In 2011 wilde de man een waardedaling van deze vordering aftrekken als negatief resultaat uit overige werkzaamheden. De Belastingdienst stelt echter dat België ten aanzien van dit verlies heffingsbevoegd is. De Hoge Raad bevestigt dit standpunt. Het belastingverdrag tussen Nederland en België wijst vervreemdingsvoordelen uit een aanmerkelijk belang alleen toe aan Nederland voor zover de waardeaangroei is ontstaan vóór de emigratie. Deze bepaling geldt ook ten aanzien van schuldvorderingen die een aanmerkelijkbelanghouder heeft op zijn B.V. De Belastingdienst hoeft daarom de afwaardering niet te accepteren.
Reactie Michel van Dun
Wanneer een in België wonende aanmerkelijkbelanghouder een vordering heeft op de in Nederland gevestigde vennootschap waarin hij een aanmerkelijk belang heeft, rijst de vraag welk land heffingsbevoegd is ter zake van de waardeveranderingen van deze vordering: Nederland (het land waar de vennootschap/schuldenaar is gevestigd) of België (het land waar de aanmerkelijkbelanghouder/schuldeiser) woont?

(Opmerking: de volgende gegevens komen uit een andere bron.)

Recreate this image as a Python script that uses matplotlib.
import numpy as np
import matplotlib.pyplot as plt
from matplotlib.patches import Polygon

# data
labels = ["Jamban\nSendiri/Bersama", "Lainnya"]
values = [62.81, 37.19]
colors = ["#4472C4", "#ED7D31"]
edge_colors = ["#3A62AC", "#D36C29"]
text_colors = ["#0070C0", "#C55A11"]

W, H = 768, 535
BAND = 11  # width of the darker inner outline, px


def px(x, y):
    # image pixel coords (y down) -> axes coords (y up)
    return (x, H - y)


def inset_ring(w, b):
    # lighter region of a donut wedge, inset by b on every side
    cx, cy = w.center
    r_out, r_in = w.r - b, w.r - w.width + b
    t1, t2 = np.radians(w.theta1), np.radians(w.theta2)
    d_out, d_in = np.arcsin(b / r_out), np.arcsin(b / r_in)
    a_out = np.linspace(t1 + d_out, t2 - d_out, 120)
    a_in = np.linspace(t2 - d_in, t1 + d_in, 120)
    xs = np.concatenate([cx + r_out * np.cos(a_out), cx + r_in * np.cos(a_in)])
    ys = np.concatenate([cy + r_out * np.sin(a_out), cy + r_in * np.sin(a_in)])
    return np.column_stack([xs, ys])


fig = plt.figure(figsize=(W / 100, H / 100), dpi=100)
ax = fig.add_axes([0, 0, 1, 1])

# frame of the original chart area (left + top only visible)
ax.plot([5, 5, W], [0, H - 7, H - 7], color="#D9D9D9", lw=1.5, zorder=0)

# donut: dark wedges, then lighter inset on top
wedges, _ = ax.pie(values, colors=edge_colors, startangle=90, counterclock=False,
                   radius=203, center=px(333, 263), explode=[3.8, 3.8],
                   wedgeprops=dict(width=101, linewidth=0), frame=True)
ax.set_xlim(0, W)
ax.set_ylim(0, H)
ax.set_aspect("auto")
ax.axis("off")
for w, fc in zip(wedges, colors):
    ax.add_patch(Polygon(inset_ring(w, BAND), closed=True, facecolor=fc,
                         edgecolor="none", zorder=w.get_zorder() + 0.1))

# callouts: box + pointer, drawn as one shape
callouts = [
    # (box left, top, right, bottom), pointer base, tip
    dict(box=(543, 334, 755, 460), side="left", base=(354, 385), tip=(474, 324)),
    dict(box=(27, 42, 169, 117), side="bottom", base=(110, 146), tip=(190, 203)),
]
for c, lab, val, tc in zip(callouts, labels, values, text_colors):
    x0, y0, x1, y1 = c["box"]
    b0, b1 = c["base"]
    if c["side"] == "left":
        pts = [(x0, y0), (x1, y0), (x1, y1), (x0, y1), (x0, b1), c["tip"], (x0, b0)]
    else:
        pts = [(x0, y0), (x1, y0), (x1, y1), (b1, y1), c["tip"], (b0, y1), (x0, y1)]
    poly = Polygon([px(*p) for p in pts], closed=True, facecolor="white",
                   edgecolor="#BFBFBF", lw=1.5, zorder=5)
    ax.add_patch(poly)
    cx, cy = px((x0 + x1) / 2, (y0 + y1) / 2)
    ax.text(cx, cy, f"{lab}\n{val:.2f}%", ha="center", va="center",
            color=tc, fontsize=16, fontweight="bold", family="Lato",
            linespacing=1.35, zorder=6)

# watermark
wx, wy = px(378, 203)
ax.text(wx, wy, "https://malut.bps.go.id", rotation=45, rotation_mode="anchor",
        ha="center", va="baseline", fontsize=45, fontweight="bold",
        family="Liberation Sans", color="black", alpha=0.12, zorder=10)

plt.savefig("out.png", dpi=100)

In zijn arrest van 15 maart 2019, nr. 17/04329, geeft de Hoge Raad aan dat het antwoord daarop afhangt van de vraag of de vordering is ontstaan voordat de aanmerkelijkbelanghouder naar België is geëmigreerd, dan wel na diens emigratie is ontstaan.
Is de vordering ontstaan nadat de aanmerkelijkbelanghouder naar België is geëmigreerd (wat in deze procedure zo was), dan wijst het Verdrag met België de heffingsbevoegdheid ter zake van de waardeveranderingen van deze vordering volledig toe aan België. Dat geldt ook wanneer sprake is van een (afwaarderings)verlies op de vordering: dat verlies is in Nederland dan niet-aftrekbaar.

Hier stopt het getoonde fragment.